In the Declaration of Independence, Jefferson provides us with the theoretical argument for revolution, as well as the practical evidence based upon this theory of why the colonists were just in their cause of breaking their “political bands” with Great Britain. The Declaration affirms that when a group’s God-given rights have been denied (and when political means to remedy the problem have failed), the ties can be broken. Essential to the American Revolution then, is the fact that the natural rights of all men were being denied. At this juncture, a people can legitimately break their political bands and seek their independence. In Lincoln’s mind, this is the legitimate nature of revolution.
We can contrast this with the political separation of 1860, when the South, after losing an unquestionably constitutionally held election, unsatisfied with the results, decided to sever their political ties with the North. For Lincoln, the claimed right of separation on the part of the South could not have been more different then the cause of revolution and liberty in 1776. Following the South’s secession, Lincoln repeatedly questioned what fundamental right was being denied for which they could legitimately “quit” the Union? In his mind, no such claim or cause existed. The repeated refrain of “states rights” or “property rights” was, of course, nothing more than the South’s claim to protect their “right” to own other human beings; a claim which Lincoln correctly argued is not grounded in the “laws of nature or nature’s God.” Rather, it is the essence of corrupt political rule which is based in the denial of natural rights.
Lincoln often compared the institution of slavery with the claimed “divine right” of Kings, both of which were a denial of individuals’ fundamental rights, where some were placed in a position to rule over others by the mere chance of birth. Both institutions are a denial of a person’s God-given liberty and, as such, both can be legitimately revolted against. For Lincoln, there was only one group who could lay claim to a legitimate right to “quit” in 1860, and it certainly wasn’t white southerners. Rather, it was their African slaves. Lincoln never denied a legitimate right of breaking political ties. What was essential was the nature of the cause. Quitting because you don’t like an election outcome or because you fear you will lose your claim to own another person both fail the test of legitimate causes.
While some suggest that the difference between secession and revolution is merely semantic, for Lincoln it was clear that the basis and intentions for breaking ties was more than that.

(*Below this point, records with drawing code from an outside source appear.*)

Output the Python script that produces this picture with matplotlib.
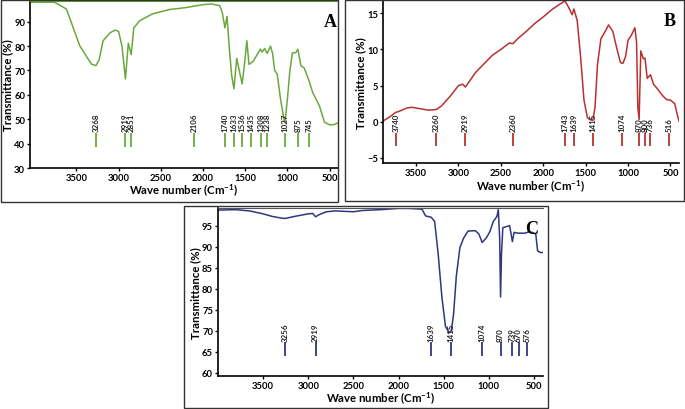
import matplotlib.pyplot as plt
from matplotlib.patches import Rectangle

plt.rcParams['font.family'] = ['Lato', 'DejaVu Sans']
plt.rcParams['font.weight'] = 'bold'
plt.rcParams['mathtext.fontset'] = 'custom'
plt.rcParams['mathtext.rm'] = 'Lato:bold'
plt.rcParams['mathtext.bf'] = 'Lato:bold'

# ---- panel A (green) ----
wa = [4050, 3760, 3618, 3460, 3322, 3268, 3230, 3184, 3100, 3040, 3000, 2960, 2919, 2885, 2851,
      2820, 2750, 2600, 2400, 2200, 2106, 2000, 1900, 1800, 1770, 1740, 1715, 1690, 1660, 1633,
      1600, 1570, 1536, 1510, 1480, 1455, 1435, 1400, 1350, 1320, 1300, 1270, 1238, 1200, 1175,
      1150, 1120, 1080, 1040, 1027, 1000, 970, 940, 900, 875, 840, 800, 745, 700, 620, 560,
      500, 450, 400]
ta = [98.0, 98.0, 95.2, 80.1, 72.6, 72.0, 74.5, 82.2, 85.5, 86.6, 86.0, 80.0, 66.5, 81.2, 76.5,
      87.5, 90.4, 93.2, 95.0, 95.8, 96.4, 97.0, 97.3, 96.6, 93.5, 87.5, 92.2, 80.0, 68.0, 62.5,
      75.0, 70.0, 64.5, 72.0, 82.2, 72.5, 73.0, 74.0, 77.0, 78.8, 77.5, 79.0, 77.0, 80.0, 77.0,
      70.0, 68.5, 58.0, 50.0, 49.0, 58.0, 70.0, 77.2, 77.3, 78.7, 72.0, 71.0, 66.0, 61.0, 55.5, 48.8,
      47.7, 47.8, 48.5]
peaks_a = [3268, 2919, 2851, 2106, 1740, 1633, 1536, 1435, 1308, 1238, 1027, 875, 745]

# ---- panel B (red) ----
wb = [3890, 3807, 3740, 3709, 3610, 3550, 3450, 3350, 3260, 3200, 3100, 3000, 2950, 2919, 2870,
      2800, 2700, 2600, 2500, 2400, 2360, 2300, 2200, 2100, 2000, 1900, 1800, 1743, 1700, 1660,
      1639, 1600, 1560, 1520, 1480, 1450, 1415, 1390, 1360, 1320, 1270, 1230, 1180, 1130, 1090,
      1074, 1060, 1030, 1000, 960, 920, 900, 885, 870, 860, 850, 820, 800, 775, 736, 700, 650,
      600, 550, 516, 500, 450, 420, 400]
tb = [0.1, 0.7, 1.3, 1.4, 1.9, 2.0, 1.8, 1.6, 1.7, 2.2, 3.5, 5.0, 5.2, 4.8, 5.6,
      6.8, 8.0, 9.2, 10.0, 10.9, 10.8, 11.5, 12.5, 13.6, 14.5, 15.5, 16.3, 16.7, 15.8, 14.8,
      15.6, 14.0, 9.0, 3.0, 0.6, 0.3, 0.2, 2.0, 8.0, 11.5, 12.5, 13.4, 12.5, 10.0, 8.2,
      8.1, 8.1, 9.0, 11.3, 12.0, 13.0, 11.0, 2.0, 0.3, 5.0, 9.8, 8.7, 8.8, 6.0, 6.5, 5.2, 4.5,
      3.7, 3.1, 3.0, 3.0, 2.5, 1.0, 0.1]
peaks_b = [3740, 3260, 2919, 2360, 1743, 1639, 1415, 1074, 870, 800, 736, 516]

# ---- panel C (blue) ----
wc = [4000, 3800, 3650, 3500, 3400, 3300, 3256, 3150, 3000, 2950, 2919, 2880, 2800, 2700, 2500,
      2400, 2200, 2000, 1900, 1800, 1740, 1700, 1639, 1600, 1560, 1520, 1480, 1440, 1415, 1390,
      1360, 1320, 1280, 1230, 1150, 1110, 1074, 1030, 990, 950, 910, 895, 880, 870, 860, 845,
      800, 770, 739, 720, 680, 600, 560, 520, 480, 460, 430, 400]
tc = [98.7, 98.8, 98.5, 97.8, 97.2, 96.8, 96.7, 97.2, 97.8, 97.9, 97.1, 97.6, 98.3, 98.5, 98.3,
      98.6, 98.8, 99.1, 99.1, 99.0, 98.9, 97.3, 97.0, 96.0, 88.0, 78.0, 71.0, 69.5, 70.0, 74.0,
      83.0, 89.8, 92.0, 93.7, 93.8, 93.0, 91.0, 92.0, 93.5, 96.0, 97.2, 98.8, 92.0, 78.0, 88.0, 94.5,
      94.8, 95.0, 91.2, 93.4, 93.2, 93.2, 93.5, 93.4, 93.0, 89.0, 88.6, 88.6]
peaks_c = [3256, 2919, 1639, 1415, 1074, 870, 739, 670, 576]

xticks = [3500, 3000, 2500, 2000, 1500, 1000, 500]

fig = plt.figure(figsize=(6.85, 4.10), dpi=100)

# panel frames
for x0, y0, x1, y1 in [(1, 1, 338, 203), (345, 1, 684, 202), (184, 207, 548, 409)]:
    fig.patches.append(Rectangle((x0 / 685, 1 - y1 / 410), (x1 - x0) / 685, (y1 - y0) / 410,
                                 transform=fig.transFigure, fill=False, ec='#333333', lw=1.0))


def panel(rect, w, t, peaks, color, xlim, ylim, yticks, lab_y, line_y, letter, letter_xy, xlab_px):
    ax = fig.add_axes(rect)
    ax.plot(w, t, color=color, lw=1.1)
    ax.vlines(peaks, line_y[0], line_y[1], color=color, lw=1.3)
    for p in peaks:
        ax.text(p, lab_y, str(p), rotation=90, ha='center', va='bottom', fontsize=5.7,
                fontweight='bold', color='#222222')
    ax.set_xlim(xlim)
    ax.set_ylim(ylim)
    ax.set_xticks(xticks)
    ax.set_yticks(yticks)
    ax.tick_params(labelsize=6.8, length=2.5, width=1, pad=1)
    ax.set_xlabel('Wave number (Cm$^{-1}$)', fontsize=8.2, fontweight='bold')
    ax.set_ylabel('Transmittance (%)', fontsize=8.2, fontweight='bold', labelpad=1)
    # x label centre given in pixels below the axes
    ax.xaxis.set_label_coords(0.5, -xlab_px / (rect[3] * 410))
    ax.xaxis.label.set_va('center')
    ax.spines['top'].set_visible(False)
    ax.spines['right'].set_visible(False)
    for s in ['left', 'bottom']:
        ax.spines[s].set_linewidth(1.2)
    ax.text(letter_xy[0], letter_xy[1], letter, transform=ax.transAxes, ha='right', va='top',
            fontsize=13, fontweight='bold', family='Liberation Serif')
    return ax


axA = panel([0.0438, 0.5878, 0.4496, 0.4073], wa, ta, peaks_a, '#6aa83e', (4050, 400),
            (30, 98.5), [30, 40, 50, 60, 70, 80, 90], 45.2, (38.5, 44.2), 'A', (0.995, 0.93), 22)
axA.spines['top'].set_visible(True)
axA.spines['top'].set_color('#6aa83e')

axB = panel([0.5591, 0.6, 0.4321, 0.3951], wb, tb, peaks_b, '#b8312f', (3890, 400),
            (-5.7, 16.7), [-5, 0, 5, 10, 15], -1.3, (-3.3, -1.5), 'B', (0.99, 0.93), 23)

axC = panel([0.3182, 0.0805, 0.4745, 0.4098], wc, tc, peaks_c, '#2f3680', (4000, 400),
            (59.2, 99.2), [60, 65, 70, 75, 80, 85, 90, 95], 67.6, (64.0, 67.3), 'C', (0.985, 0.93), 22)
axC.spines['top'].set_visible(True)
axC.spines['top'].set_color('#555555')

fig.savefig('out.png', dpi=100)
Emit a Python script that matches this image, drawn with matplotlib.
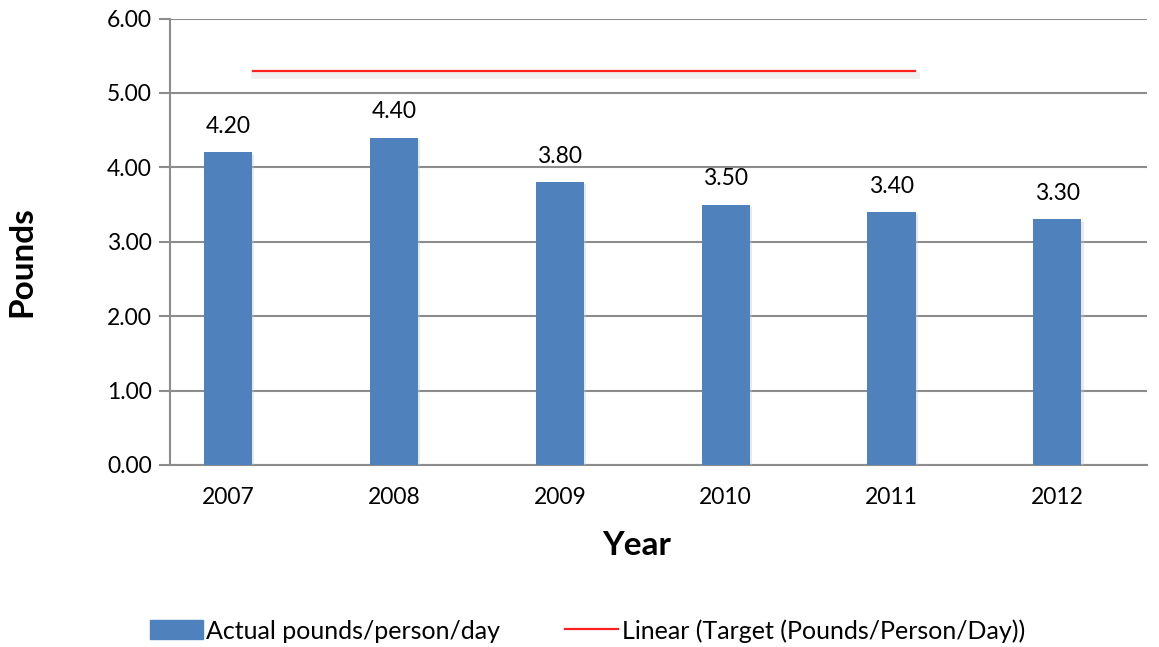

Our second question is this: does a right of secession exist within our constitutional framework. The answer to this question is simple: no. The Constitution is silent on the subject of states’ attempts to “de-ratify” their participation. More fundamentally, the underlying premise is one of perpetuation. The preamble of the U.S. Constitution makes this clear:
“We the People of the United States, in Order to form a more perfect Union, establish Justice, insure domestic Tranquility, provide for the common defence, promote the general Welfare, and secure the Blessings of Liberty to ourselves and our Posterity, do ordain and establish this Constitution for the United States of America.”
The Union was not to be temporary, but permanent, designed not just for the present but for posterity. The inference is clear: this was a Union intended to last.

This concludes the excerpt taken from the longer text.